Mount Merapi, Indonesia Children kicked soccer balls in the shadow of Mount Merapi's glowing peak on Wednesday, and farmers climbed the slopes of the volcano to collect grass for their cows.
Hours later, the volcano shuddered violently and sent a cloud of hot ash and gas high into the air - a vivid demonstration of its dangers after 48 hours of relative calm.
Thousands of people live on the volcano's slopes, and many have refused to leave the area declared off-limits since Saturday. Some 5,000 went to shelters set up in schools and tents.
Witnesses said the eruption late Wednesday afternoon appeared smaller than the mountain's most violent sputterings Monday, when ash and gas clouds surged around 2 1/2 miles from the peak.

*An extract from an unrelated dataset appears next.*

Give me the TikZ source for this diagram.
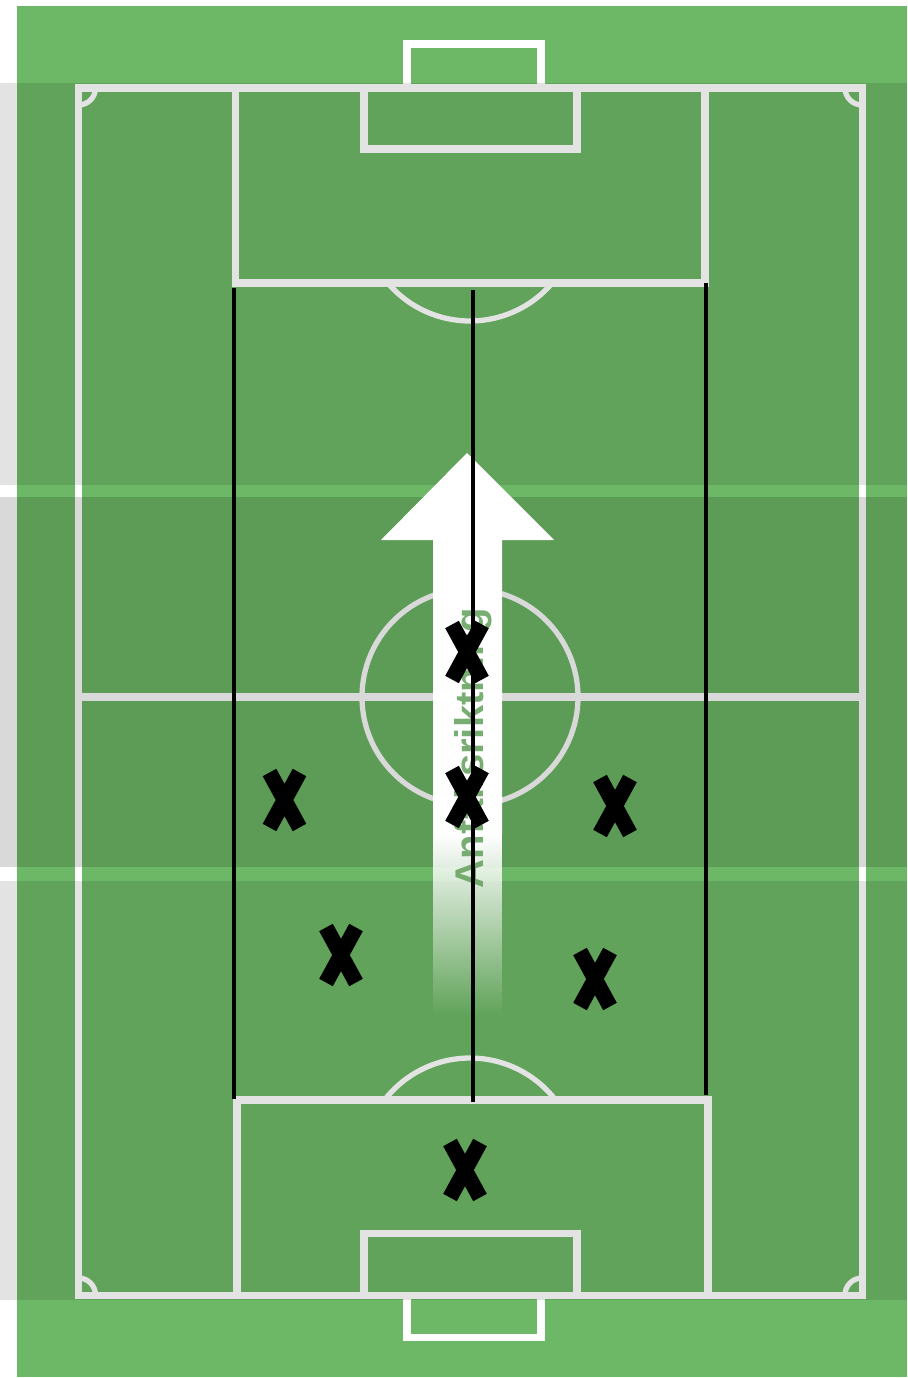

"There is nothing to worry about here," said Warkijho, a 55-year-old farmer who has refused to leave, like many in his village inside the government-ordered evacuation zone. "The scientists may be concerned, but in my heart I know it is safe."
Despite the 48-hour period of relative calm, experts said the 9,800-foot mountain in the heart of Java Island remained dangerous, and volcanologists are keeping the mountain on 24-hour watch.
A huge lava dome that has built up over the mountain's slow-burn eruption in recent weeks was still perched atop the crater, and could collapse, triggering a deadly surge of ash and gas, scientists have warned.
President Susilo Bambang Yudhoyono met with some villagers who fled the volcano Wednesday, and urged those who have not yet done so to leave. On Tuesday night, Yudhoyono and his wife stayed in a tent among the refugees.
Most of those refusing to leave the evacuation zone are farmers with crops to tend or animals to feed.
Mount Merapi, which translates as "Fire Mountain," has erupted scores of times over the last 200 years, often with deadly results. It is one of the world's most active volcanoes.